Geer, Gerhard Jakob De
Geer, Gerhard Jakob De
(b. Stockholm, Sweden, 2 October 1858; d. Saltsöbaden, Sweden 23 July 1943)
geology, geochronology.
Geer belonged to one of the leading noble families in Sweden. Originally from Belgium, they settled in Sweden at the beginning of the seventeenth century, and many of them have since then been important in politics and economics. Both his father, Louis de Geer, and his older brother, Gerhard Louis de Geer, were prime ministers of Sweden (1858–1870, 1875–1880 and 1920–1921, respectively), and his father was the leading politician in Sweden in the last half of the nineteenth century. Geer himself was also involved in politics and was a member of the Swedish parliament from 1900 to 1905.
Geer grew up in a home which was a center for both the political and the cultural life of Stockholm. He received his master’s degree in geology from Uppsala in 1879, having been appointed to the Swedish Geological Survey in 1878. After a few years of ordinary geological mapping, Geer turned his concentration to what was to be his lifetime interest, the study of Quaternary (Pleistocene) geology. The first main problem was that of raised beaches. Shorelines much above sea level were known both in Scandinavia and in other regions, but the complicated system by which they were uplifted isostatically was not understood. The rise of the land is highest where the ice was thickest and the depression largest. The uplift decreases in all directions from the center of glaciation. Superposed on this is the eustatic change in sea level, due partly to the melting of inland ice. This complicated system was discovered and elegantly described by Geer, who also coined the term “marine limit” (the highest shoreline of the sea at any particular locality). The summary of his work, published in 1896, was one of the classic works in Scandinavian geology.
In order to explain glacial phenomena Geer traveled to Spitsbergen, where glaciers somewhat similar to the Quaternary ones still exist. He took part in and led expeditions in 1882, 1896, 1899, 1901, and 1908, among them the Swedish-Russian meridian expedition, which he led. Geer introduced terrestrial photogrammetry as an aid in his studies, and it was later used by most other Arctic expeditions, in order to increase the precision of both geological and geodetical observations. In 1897 Geer became professor at the University of Stockholm and was its president from 1902 to 1910. At Stockholm he established the varve chronology. Varves are annual, cyclic sediments consisting of summer and winter bands of silt and clay deposited by glacial meltwater in fresh or brackish water. They vary in thickness, and Geer early had the idea that these variations could be used by correlating various sections through varve sequences. In 1904–1905 he had his students measure all varves in a 200-kilometer-long north-south section near Stockholm; they found that the last ice in the area had melted away over a period of 800 years and that they could pinpoint the position of the ice margin for every year. This system was soon extended from Scania to the mountains of central Scandinavia, where it covered a period of 15,000 years.

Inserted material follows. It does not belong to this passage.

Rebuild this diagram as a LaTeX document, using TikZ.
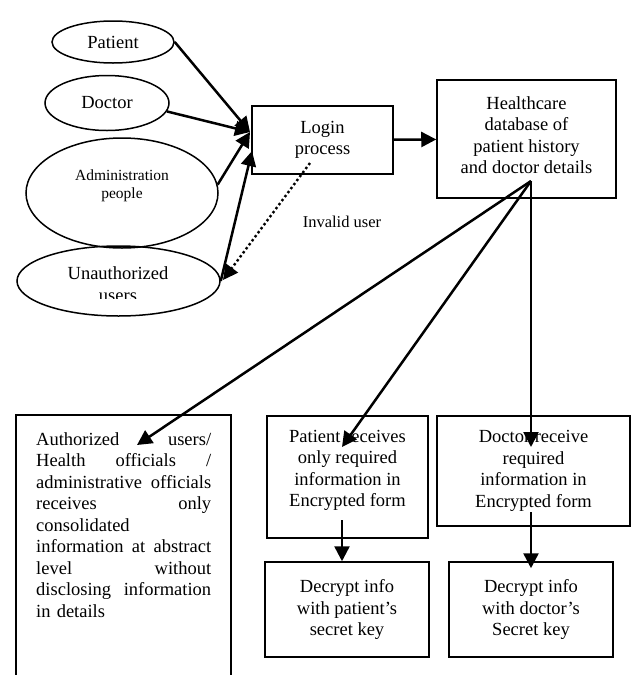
\documentclass[tikz,border=0pt]{standalone}
\usepackage{fontspec}
\setmainfont{Liberation Serif}
\usetikzlibrary{arrows.meta,shapes.geometric}
\newcommand\jsp{\hskip 0pt plus 1fill\relax}

\begin{document}
\begin{tikzpicture}[x=1pt,y=-1pt,
  actor/.style={ellipse,draw,line width=1.5pt,inner sep=0pt,align=center,font=\fontsize{18.5}{21.5}\selectfont},
  box/.style={rectangle,draw,line width=1.5pt,inner sep=0pt,align=center,font=\fontsize{18.5}{21.5}\selectfont},
  arr/.style={-{Triangle[length=15pt,width=15pt]},line width=2.5pt},
  dotarr/.style={-{Triangle[length=15pt,width=15pt]},line width=2.4pt,dash pattern=on 2.4pt off 2.6pt}]
\useasboundingbox (0,0) rectangle (633,675);
\node[actor,minimum width=122pt,minimum height=42pt] (pat) at (113,42) {Patient};
\node[actor,minimum width=124pt,minimum height=55pt] (doc) at (107,103) {Doctor};
\node[actor,minimum width=192pt,minimum height=110pt,text depth=17pt,font=\fontsize{15.5}{18}\selectfont] (adm) at (122,193) {Administration\\people};
\node[actor,minimum width=203pt,minimum height=70pt] (unau) at (118.5,281) {};
\begin{scope}
\clip (0,0) rectangle (633,298);
\node[font=\fontsize{18.5}{21.5}\selectfont,align=center] (unautxt) at (118,284) {Unauthorized\\users};
\end{scope}
\node[box,minimum width=141pt,minimum height=68pt] (login) at (322.5,140) {Login\\process};
\node[box,minimum width=179pt,minimum height=118pt,text depth=8pt] (hdb) at (526.5,139) {Healthcare\\database of\\patient history\\and doctor details};
\node[font=\fontsize{16.5}{20}\selectfont] (inval) at (342,222) {Invalid user};
\coordinate (lin) at (250,132);
\coordinate (lin2) at (252,151);
\coordinate (lout) at (310,163);
\coordinate (uin) at (223,280);
\draw[arr] (pat.east) -- (lin);
\draw[arr] (doc.-8) -- (lin);
\draw[arr] (adm.5) -- (lin);
\draw[arr] (unau.east) -- (lin2);
\draw[dotarr] (lout) -- (uin);
\draw[arr] (login) -- (hdb);
\draw[line width=1.5pt] (16,675) -- (16,415) -- (231,415) -- (231,675);
\node[anchor=north west,text width=175pt,inner sep=0pt,align=left,font=\fontsize{18.5}{21.5}\selectfont] (auth) at (36,432)
  {Authorized \jsp users/\\
   Health \jsp officials \jsp /\\
   administrative \jsp officials\\
   receives \jsp only\\
   consolidated\\
   information \jsp at \jsp abstract\\
   level \jsp without\\
   disclosing \jsp information\\
   in details};
\node[box,minimum width=161pt,minimum height=122pt,text depth=17pt] (prec) at (347.5,477) {Patient receives\\only required\\information in\\Encrypted form};
\node[box,minimum width=193pt,minimum height=110pt] (drec) at (533.5,471) {Doctor receive\\required\\information in\\Encrypted form};
\node[box,minimum width=164pt,minimum height=95pt] (pdec) at (347,609.5) {Decrypt info\\with patient's\\secret key};
\node[box,minimum width=164pt,minimum height=95pt] (ddec) at (531,609.5) {Decrypt info\\with doctor's\\Secret key};
\coordinate (hsrc) at (531,181);
\coordinate (authin) at (137,445);
\coordinate (precin) at (342,447);
\coordinate (drecin) at (531,447);
\coordinate (precout) at (342,520);
\coordinate (drecout) at (531,512);
\draw[arr] (hsrc) -- (authin);
\draw[arr] (hsrc) -- (precin);
\draw[arr] (hsrc) -- (drecin);
\draw[arr] (precout) -- (precout |- pdec.north);
\draw[arr] (drecout) -- ([yshift=-7pt]drecout |- ddec.north);
\end{tikzpicture}
\end{document}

Geer used the final stage of the melting of the inland ice as his zero year; later studies by his assistant Ragnar Lidén made in the Angerman River, where varves are formed today, showed that the zero year was 6739 b.c. Geer’s varve method is cumbersome and restricted to the few areas where varves are found, but it gives an unprecedented accuracy in age determinations. Geer became worldfamous when he presented his results at the International Geological Congress at Stockholm in 1910, but his final paper on the subject, “Geochronologica Suecica,” did not appear until 1940.

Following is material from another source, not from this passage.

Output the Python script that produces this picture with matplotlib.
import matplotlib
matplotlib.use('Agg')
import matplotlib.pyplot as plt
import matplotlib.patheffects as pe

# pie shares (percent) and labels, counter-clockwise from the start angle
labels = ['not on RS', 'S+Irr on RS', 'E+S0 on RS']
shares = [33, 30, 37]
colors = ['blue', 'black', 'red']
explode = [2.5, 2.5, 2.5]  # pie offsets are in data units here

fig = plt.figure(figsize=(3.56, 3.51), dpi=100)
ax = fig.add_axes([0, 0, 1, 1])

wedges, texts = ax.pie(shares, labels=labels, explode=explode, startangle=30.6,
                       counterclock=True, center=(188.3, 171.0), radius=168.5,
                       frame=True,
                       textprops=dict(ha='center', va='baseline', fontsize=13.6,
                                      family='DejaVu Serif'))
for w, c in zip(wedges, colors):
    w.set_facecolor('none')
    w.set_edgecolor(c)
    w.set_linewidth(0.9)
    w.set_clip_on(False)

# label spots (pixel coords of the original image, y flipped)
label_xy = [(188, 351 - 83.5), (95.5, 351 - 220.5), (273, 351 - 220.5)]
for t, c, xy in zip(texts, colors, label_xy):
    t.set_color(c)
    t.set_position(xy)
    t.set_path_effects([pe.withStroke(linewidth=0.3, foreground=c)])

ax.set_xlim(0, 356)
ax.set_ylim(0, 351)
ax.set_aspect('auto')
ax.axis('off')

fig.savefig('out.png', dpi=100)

In 1924 Geer retired and became head of the Institute of Geochronology at the University of Stockholm. After several years of travel he and a number of assistants tried to extend his system on a global scale. These “teleconnections” were not generally accepted, since it seemed unlikely that the variations in meltwater and sediment volume should be synchronous all over the globe. Geer worked intensely during his last years to reline his method and to prove his long-distance correlations. After his death studies by isotope methods (carbon 14) have shown that some of his correlations, especially those with North America, were remarkably precise.
BIBLIOGRAPHY
I. Original Works. Complete bibliographies of Geer’s more than 200 scientific publicationsate in Nilsson and in Post (see below). Geer’s most important works were Om Skandinaviens geografiska utveckling efter istiden (Stockholm, 1896), written in unusually clear and lucid Swedish but not a popular book and not easily accessible to non-Scandinavians; and “Geochronologica Suecica, Principles,” Kungliga Svenska vetenskapsakademiens handlingar, 3rd ser., 18 , no. 6 (1940).
II. Secondary Literature. The best biographies of Geer are E. Nilsson, “Gerhard de Geer, geokronologen,” in Levnadsteckningar över Kungliga Svenska vetenskapsakademiens ledamoter, 172 (1969), 213–250; and L. von Post, “H. J. de Geer,” in Svensk biografisk lexikon, X (1931). 564–567.